>>>

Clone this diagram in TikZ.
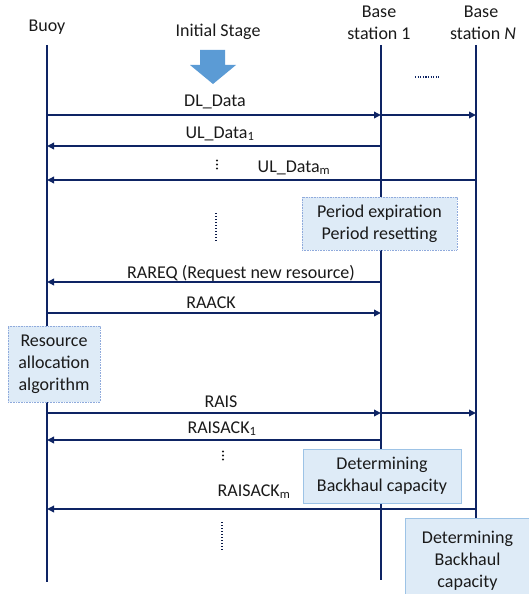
\documentclass[tikz,border=0pt]{standalone}
\usepackage{fontspec}
\setmainfont{Carlito}
\usetikzlibrary{arrows.meta}
\definecolor{navy}{HTML}{0E2464}
\definecolor{boxfill}{HTML}{DEEBF7}
\definecolor{boxline}{HTML}{9DC3E6}
\definecolor{dotline}{HTML}{8FAADC}
\definecolor{bigarrow}{HTML}{5B9BD5}
\definecolor{txt}{HTML}{1A1A1A}
\tikzset{
  lifeline/.style={draw=navy, line width=1.4pt},
  msg/.style={draw=navy, line width=2.2pt, -{Triangle[length=7pt,width=6.5pt]}},
  msglbl/.style={font=\fontsize{18}{20}\selectfont, text=txt, anchor=base, inner sep=0pt},
  hdr/.style={font=\fontsize{18}{21}\selectfont, text=txt, anchor=base, inner sep=0pt},
  notebox/.style={draw=boxline, line width=1pt, fill=boxfill, align=center, text=txt,
    font=\fontsize{18}{22}\selectfont, inner sep=0pt},
  dotbox/.style={notebox, draw=dotline, dash pattern=on 0.8pt off 0.8pt},
  vdots/.style={draw=navy!70!black, line width=1.6pt, dash pattern=on 1.2pt off 1.8pt},
}
\begin{document}
\begin{tikzpicture}[x=1pt,y=-1pt]
\useasboundingbox (0,0) rectangle (528,594);
% headers
\node[hdr] (hbuoy) at (47,32) {Buoy};
\node[hdr] (hinit) at (218,37) {Initial Stage};
\node[hdr] (hbs1a) at (379,18) {Base};
\node[hdr] (hbs1b) at (379,40) {station 1};
\node[hdr] (hbsNa) at (481,18) {Base};
\node[hdr] (hbsNb) at (483,40) {station \textit{N}};
% lifeline ends
\coordinate (b0) at (47,45);
\coordinate (b1) at (47,582);
\coordinate (s0) at (381,45);
\coordinate (s1) at (381,580);
\coordinate (n0) at (476,45);
\coordinate (n1) at (476,518);
% lifelines
\draw[lifeline] (b0) -- (b1);
\draw[lifeline] (s0) -- (s1);
\draw[lifeline] (n0) -- (n1);
% boxes
\node[dotbox, minimum width=155pt, minimum height=53pt] (bx1) at (379.5,223.5)
  {Period expiration\\Period resetting};
\node[dotbox, minimum width=92pt, minimum height=76pt] (bx2) at (54,364)
  {Resource\\allocation\\algorithm};
\node[notebox, minimum width=158pt, minimum height=54pt] (bx3) at (382,476)
  {Determining\\Backhaul capacity};
\node[notebox, minimum width=124pt, minimum height=84pt, anchor=north west] (bx4) at (405,518)
  {Determining\\Backhaul\\capacity};
% big arrow
\fill[bigarrow] (200,50) -- (225,50) -- (225,65) -- (236,65) -- (213,84) -- (190,65) -- (200,65) -- cycle;
\node[inner sep=0pt] (bigarr) at (213,67) {};
% ellipsis
\draw[navy, line width=1.2pt, dash pattern=on 1.2pt off 1.4pt] (415,77) -- (439,77);
% message coordinates
\coordinate (dl0) at (47,115); \coordinate (dl1) at (381,115); \coordinate (dl2) at (476,115);
\coordinate (ul10) at (381,146); \coordinate (ul11) at (47,146);
\coordinate (ulm0) at (476,180); \coordinate (ulm1) at (47,180);
\coordinate (rq0) at (381,282); \coordinate (rq1) at (47,282);
\coordinate (ra0) at (47,313); \coordinate (ra1) at (381,313);
\coordinate (ri0) at (47,413); \coordinate (ri1) at (381,413); \coordinate (ri2) at (476,413);
\coordinate (rk10) at (381,440); \coordinate (rk11) at (47,440);
\coordinate (rkm0) at (476,509); \coordinate (rkm1) at (47,509);
% messages
\draw[msg] (dl0) -- (dl1);
\draw[msg] (dl1) -- (dl2);
\node[msglbl] (ldl) at (215,106) {DL\_Data};
\draw[msg] (ul10) -- (ul11);
\node[msglbl] (lul1) at (220,138) {UL\_Data\textsubscript{1}};
\draw[msg] (ulm0) -- (ulm1);
\node[msglbl] (lulm) at (294,172) {UL\_Data\textsubscript{m}};
\draw[msg] (rq0) -- (rq1);
\node[msglbl] (lrq) at (241,278) {RAREQ (Request new resource)};
\draw[msg] (ra0) -- (ra1);
\node[msglbl] (lra) at (211,308) {RAACK};
\draw[msg] (ri0) -- (ri1);
\draw[msg] (ri1) -- (ri2);
\node[msglbl] (lri) at (221,407) {RAIS};
\draw[msg] (rk10) -- (rk11);
\node[msglbl] (lrk1) at (222,433) {RAISACK\textsubscript{1}};
\draw[msg] (rkm0) -- (rkm1);
\node[msglbl] (lrkm) at (254,496) {RAISACK\textsubscript{m}};
% vertical dots
\foreach \yy in {160.5,164.5,168.5} \fill[txt] (217,\yy) circle (1.2pt);
\foreach \yy in {451.5,455.5,459.5} \fill[txt] (223,\yy) circle (1.2pt);
\draw[vdots] (216,213) -- (216,241);
\draw[vdots] (222,522) -- (222,550);
\end{tikzpicture}
\end{document}
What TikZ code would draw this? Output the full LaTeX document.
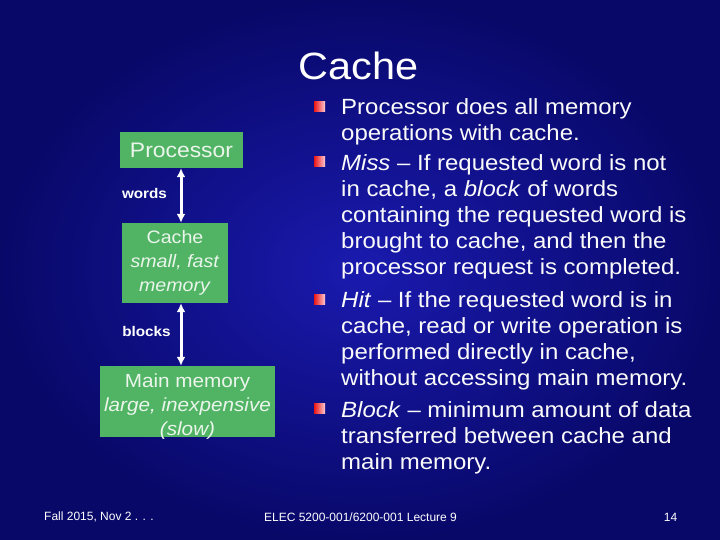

<<<

The exercise — Are you able to set down all the lines above exactly, without any pictures?

Response for this exercise —
Clone this diagram in TikZ.
\documentclass[tikz,border=0pt]{standalone}
\usepackage{fontspec}
\setmainfont{Carlito}
\usetikzlibrary{arrows.meta}
\definecolor{navy}{HTML}{0E2464}
\definecolor{boxfill}{HTML}{DEEBF7}
\definecolor{boxline}{HTML}{9DC3E6}
\definecolor{dotline}{HTML}{8FAADC}
\definecolor{bigarrow}{HTML}{5B9BD5}
\definecolor{txt}{HTML}{1A1A1A}
\tikzset{
  lifeline/.style={draw=navy, line width=1.4pt},
  msg/.style={draw=navy, line width=2.2pt, -{Triangle[length=7pt,width=6.5pt]}},
  msglbl/.style={font=\fontsize{18}{20}\selectfont, text=txt, anchor=base, inner sep=0pt},
  hdr/.style={font=\fontsize{18}{21}\selectfont, text=txt, anchor=base, inner sep=0pt},
  notebox/.style={draw=boxline, line width=1pt, fill=boxfill, align=center, text=txt,
    font=\fontsize{18}{22}\selectfont, inner sep=0pt},
  dotbox/.style={notebox, draw=dotline, dash pattern=on 0.8pt off 0.8pt},
  vdots/.style={draw=navy!70!black, line width=1.6pt, dash pattern=on 1.2pt off 1.8pt},
}
\begin{document}
\begin{tikzpicture}[x=1pt,y=-1pt]
\useasboundingbox (0,0) rectangle (528,594);
% headers
\node[hdr] (hbuoy) at (47,32) {Buoy};
\node[hdr] (hinit) at (218,37) {Initial Stage};
\node[hdr] (hbs1a) at (379,18) {Base};
\node[hdr] (hbs1b) at (379,40) {station 1};
\node[hdr] (hbsNa) at (481,18) {Base};
\node[hdr] (hbsNb) at (483,40) {station \textit{N}};
% lifeline ends
\coordinate (b0) at (47,45);
\coordinate (b1) at (47,582);
\coordinate (s0) at (381,45);
\coordinate (s1) at (381,580);
\coordinate (n0) at (476,45);
\coordinate (n1) at (476,518);
% lifelines
\draw[lifeline] (b0) -- (b1);
\draw[lifeline] (s0) -- (s1);
\draw[lifeline] (n0) -- (n1);
% boxes
\node[dotbox, minimum width=155pt, minimum height=53pt] (bx1) at (379.5,223.5)
  {Period expiration\\Period resetting};
\node[dotbox, minimum width=92pt, minimum height=76pt] (bx2) at (54,364)
  {Resource\\allocation\\algorithm};
\node[notebox, minimum width=158pt, minimum height=54pt] (bx3) at (382,476)
  {Determining\\Backhaul capacity};
\node[notebox, minimum width=124pt, minimum height=84pt, anchor=north west] (bx4) at (405,518)
  {Determining\\Backhaul\\capacity};
% big arrow
\fill[bigarrow] (200,50) -- (225,50) -- (225,65) -- (236,65) -- (213,84) -- (190,65) -- (200,65) -- cycle;
\node[inner sep=0pt] (bigarr) at (213,67) {};
% ellipsis
\draw[navy, line width=1.2pt, dash pattern=on 1.2pt off 1.4pt] (415,77) -- (439,77);
% message coordinates
\coordinate (dl0) at (47,115); \coordinate (dl1) at (381,115); \coordinate (dl2) at (476,115);
\coordinate (ul10) at (381,146); \coordinate (ul11) at (47,146);
\coordinate (ulm0) at (476,180); \coordinate (ulm1) at (47,180);
\coordinate (rq0) at (381,282); \coordinate (rq1) at (47,282);
\coordinate (ra0) at (47,313); \coordinate (ra1) at (381,313);
\coordinate (ri0) at (47,413); \coordinate (ri1) at (381,413); \coordinate (ri2) at (476,413);
\coordinate (rk10) at (381,440); \coordinate (rk11) at (47,440);
\coordinate (rkm0) at (476,509); \coordinate (rkm1) at (47,509);
% messages
\draw[msg] (dl0) -- (dl1);
\draw[msg] (dl1) -- (dl2);
\node[msglbl] (ldl) at (215,106) {DL\_Data};
\draw[msg] (ul10) -- (ul11);
\node[msglbl] (lul1) at (220,138) {UL\_Data\textsubscript{1}};
\draw[msg] (ulm0) -- (ulm1);
\node[msglbl] (lulm) at (294,172) {UL\_Data\textsubscript{m}};
\draw[msg] (rq0) -- (rq1);
\node[msglbl] (lrq) at (241,278) {RAREQ (Request new resource)};
\draw[msg] (ra0) -- (ra1);
\node[msglbl] (lra) at (211,308) {RAACK};
\draw[msg] (ri0) -- (ri1);
\draw[msg] (ri1) -- (ri2);
\node[msglbl] (lri) at (221,407) {RAIS};
\draw[msg] (rk10) -- (rk11);
\node[msglbl] (lrk1) at (222,433) {RAISACK\textsubscript{1}};
\draw[msg] (rkm0) -- (rkm1);
\node[msglbl] (lrkm) at (254,496) {RAISACK\textsubscript{m}};
% vertical dots
\foreach \yy in {160.5,164.5,168.5} \fill[txt] (217,\yy) circle (1.2pt);
\foreach \yy in {451.5,455.5,459.5} \fill[txt] (223,\yy) circle (1.2pt);
\draw[vdots] (216,213) -- (216,241);
\draw[vdots] (222,522) -- (222,550);
\end{tikzpicture}
\end{document}
What TikZ code would draw this? Output the full LaTeX document.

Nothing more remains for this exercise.